_Exercise objective_: Go through the records from the first line and retype each one exactly, stopping once the line with "import numpy as np" is done. Pictures are left out.

_Data provided_:
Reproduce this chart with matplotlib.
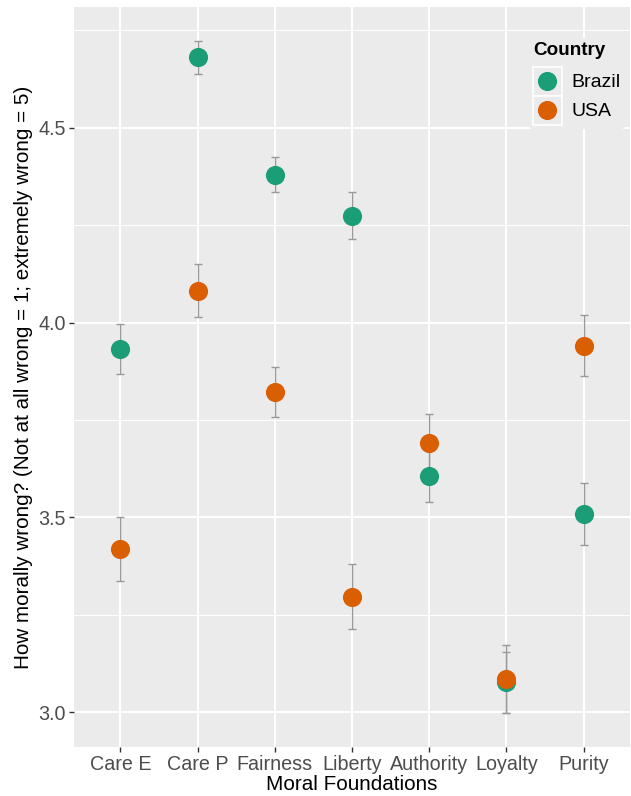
import matplotlib
matplotlib.use("Agg")
import matplotlib.pyplot as plt
from matplotlib.legend_handler import HandlerBase
from matplotlib.patches import Rectangle
from matplotlib.lines import Line2D
import numpy as np

plt.rcParams['font.family'] = ['Liberation Sans', 'DejaVu Sans']

categories = ["Care E", "Care P", "Fairness", "Liberty", "Authority", "Loyalty", "Purity"]
countries = ["Brazil", "USA"]
brazil_mean = [3.932, 4.681, 4.380, 4.274, 3.605, 3.077, 3.508]
brazil_err = [0.064, 0.042, 0.044, 0.060, 0.066, 0.078, 0.080]
usa_mean = [3.418, 4.082, 3.821, 3.296, 3.692, 3.085, 3.941]
usa_err = [0.082, 0.069, 0.064, 0.083, 0.073, 0.087, 0.079]
colors = {"Brazil": "#1B9E77", "USA": "#D95F02"}
yticks = [3.0, 3.5, 4.0, 4.5]
yminor = [3.25, 3.75, 4.25, 4.75]

W, H = 631, 796
fig = plt.figure(figsize=(W / 100, H / 100), dpi=100)
ax = fig.add_axes([74 / W, 1 - 746.5 / H, (630 - 74) / W, (746.5 - 7.3) / H])
ax.set_facecolor("#EBEBEB")
for s in ax.spines.values():
    s.set_visible(False)

x = np.arange(1, len(categories) + 1)
series = {"Brazil": (brazil_mean, brazil_err), "USA": (usa_mean, usa_err)}

# grid
for yv in yminor:
    ax.axhline(yv, color="white", lw=0.75, zorder=0)
for yv in yticks:
    ax.axhline(yv, color="white", lw=1.45, zorder=0)
for xv in x:
    ax.axvline(xv, color="white", lw=1.45, zorder=0)

for c in countries:
    m, e = series[c]
    ax.errorbar(x, m, yerr=e, fmt="none", ecolor="#999999", elinewidth=1.0,
                capsize=3.1, capthick=1.0, zorder=2)
handles = []
for c in countries:
    m, e = series[c]
    h, = ax.plot(x, m, "o", color=colors[c], ms=13.8, mew=0, zorder=3, label=c)
    handles.append(h)

lo = min(min(np.array(brazil_mean) - brazil_err), min(np.array(usa_mean) - usa_err))
hi = max(max(np.array(brazil_mean) + brazil_err), max(np.array(usa_mean) + usa_err))
pad = (hi - lo) * 0.05
ax.set_ylim(lo - pad, hi + pad)
ax.set_xlim(0.4, len(categories) + 0.6)
ax.set_xticks(x)
ax.set_xticklabels(categories)
ax.set_yticks(yticks)
ax.set_yticklabels([f"{v:.1f}" for v in yticks])
ax.tick_params(axis="both", colors="#333333", length=3.5, width=1.0, labelsize=14.2,
               labelcolor="#4D4D4D", pad=2.5)
ax.set_xlabel("Moral Foundations", fontsize=14.9, color="black", labelpad=1)
ax.set_ylabel("How morally wrong? (Not at all wrong = 1; extremely wrong = 5)",
              fontsize=14.9, color="black", labelpad=4)


class KeyHandler(HandlerBase):
    def create_artists(self, legend, orig_handle, xdescent, ydescent, width, height, fontsize, trans):
        rect = Rectangle((-xdescent, -ydescent), width, height, facecolor="#EBEBEB",
                         edgecolor="white", lw=1.2, transform=trans)
        pt = Line2D([width / 2 - xdescent], [height / 2 - ydescent], marker="o", ms=13.8,
                    mew=0, color=orig_handle.get_color(), transform=trans, linestyle="none")
        return [rect, pt]


leg = ax.legend(handles=handles, labels=countries, title="Country",
                handler_map={Line2D: KeyHandler(xpad=0, ypad=0)},
                loc="upper left", bbox_to_anchor=(529 / W, 1 - 38 / H),
                bbox_transform=fig.transFigure,
                fontsize=14, title_fontsize=13.6, frameon=True,
                facecolor="#EBEBEB", edgecolor="none", framealpha=1,
                handlelength=1.5, handleheight=1.93, labelspacing=0.0,
                handletextpad=0.5, borderpad=0.2, borderaxespad=0)
leg.get_title().set_fontweight("bold")
leg._legend_box.align = "left"
leg._legend_box.sep = 5.5
leg.set_zorder(5)

fig.savefig("out.png", dpi=100)
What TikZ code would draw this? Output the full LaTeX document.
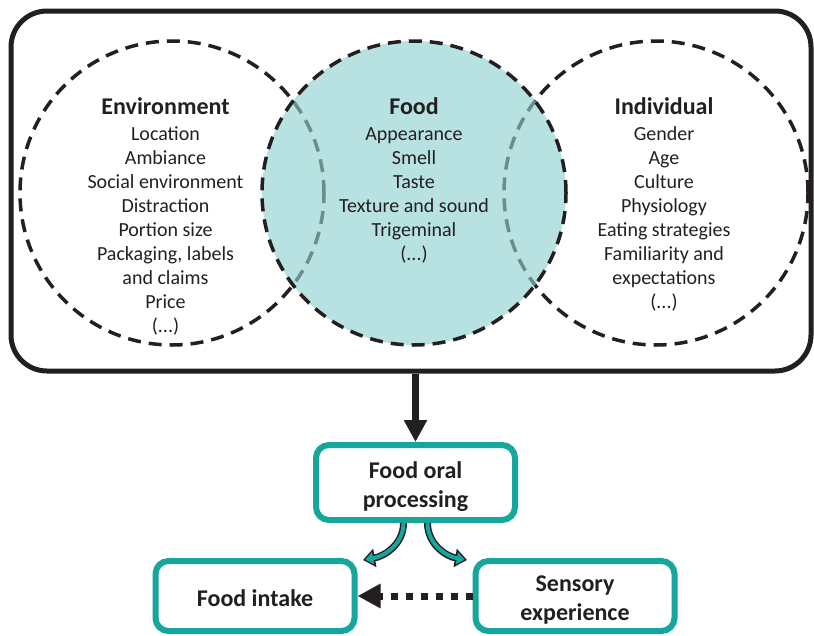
\documentclass[tikz,border=0pt]{standalone}
\usepackage{fontspec}
\setmainfont{Carlito}
\usetikzlibrary{arrows.meta}
\newcommand\titlefont{\bfseries\fontsize{24}{28}\selectfont}
\tikzset{
  outerbox/.style={draw=ink, line width=5pt, rounded corners=36pt, minimum width=800pt, minimum height=360pt},
  ring/.style={circle, draw=ink, line width=3.5pt, dash pattern=on 13pt off 8pt, minimum size=304pt, inner sep=0pt},
  listtext/.style={anchor=north, align=center, inner sep=0pt, text=ink, font=\fontsize{20}{24}\selectfont},
  stepbox/.style={draw=teal1, line width=6pt, rounded corners=13pt, fill=white, align=center, text=ink, minimum width=199pt, font=\bfseries\fontsize{24}{29}\selectfont},
  bigarrow/.style={draw=ink, line width=7pt, -{Triangle[width=22pt,length=22pt]}},
  dotarrow/.style={draw=ink, line width=7pt, dash pattern=on 7pt off 8pt, -{Triangle[width=23pt,length=23pt]}},
  fatout/.style={draw=ink, line width=7pt, -{Triangle[width=18pt,length=12pt]}},
  fatin/.style={draw=teal1, line width=4pt, shorten >=2.3pt, -{Triangle[width=12pt,length=8pt]}}
}
\begin{document}
\begin{tikzpicture}[x=1pt, y=-1pt]
\definecolor{ink}{HTML}{231F20}
\definecolor{teal1}{HTML}{16A69B}
\definecolor{foodfill}{HTML}{8ED1CF}
\useasboundingbox (0,0) rectangle (814,635);
\node[outerbox] (frame) at (411,191) {};
\node[ring] (env) at (172,193) {};
\node[ring] (indiv) at (656,193) {};
\node[ring, fill=foodfill, fill opacity=0.63, draw opacity=1] (food) at (414,193) {};
\node[listtext] (envtext) at (165.5,94.4) {{\titlefont Environment\strut}\\[2pt] Location\\ Ambiance\\ Social environment\\ Distraction\\ Portion size\\ Packaging, labels\\ and claims\\ Price\\ (...)};
\node[listtext] (foodtext) at (414,94.4) {{\titlefont Food\strut}\\[2pt] Appearance\\ Smell\\ Taste\\ Texture and sound\\ Trigeminal\\ (...)};
\node[listtext] (indivtext) at (664,94.4) {{\titlefont Individual\strut}\\[2pt] Gender\\ Age\\ Culture\\ Physiology\\ Eating strategies\\ Familiarity and\\ expectations\\ (...)};
\node[stepbox, minimum height=75pt] (fop) at (415.5,482.5) {\rule{0pt}{26pt}Food oral\\ processing};
\node[stepbox, minimum height=70pt] (intake) at (255,596) {\rule{0pt}{22pt}Food intake};
\node[stepbox, minimum height=70pt] (sens) at (575,596) {\rule{0pt}{24pt}Sensory\\ experience};
\coordinate (tipl) at (363,560);
\coordinate (tipr) at (467,560);
\draw[bigarrow] (fop.north |- frame.south) -- (fop.north);
\draw[fatout] ([xshift=-12pt]fop.south) to[out=-90, in=10] (tipl);
\draw[fatin] ([xshift=-12pt]fop.south) to[out=-90, in=10] (tipl);
\draw[fatout] ([xshift=12pt]fop.south) to[out=-90, in=170] (tipr);
\draw[fatin] ([xshift=12pt]fop.south) to[out=-90, in=170] (tipr);
\draw[dotarrow] (sens.west) -- (intake.east);
\end{tikzpicture}
\end{document}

_Full output_:
Reproduce this chart with matplotlib.
import matplotlib
matplotlib.use("Agg")
import matplotlib.pyplot as plt
from matplotlib.legend_handler import HandlerBase
from matplotlib.patches import Rectangle
from matplotlib.lines import Line2D
import numpy as np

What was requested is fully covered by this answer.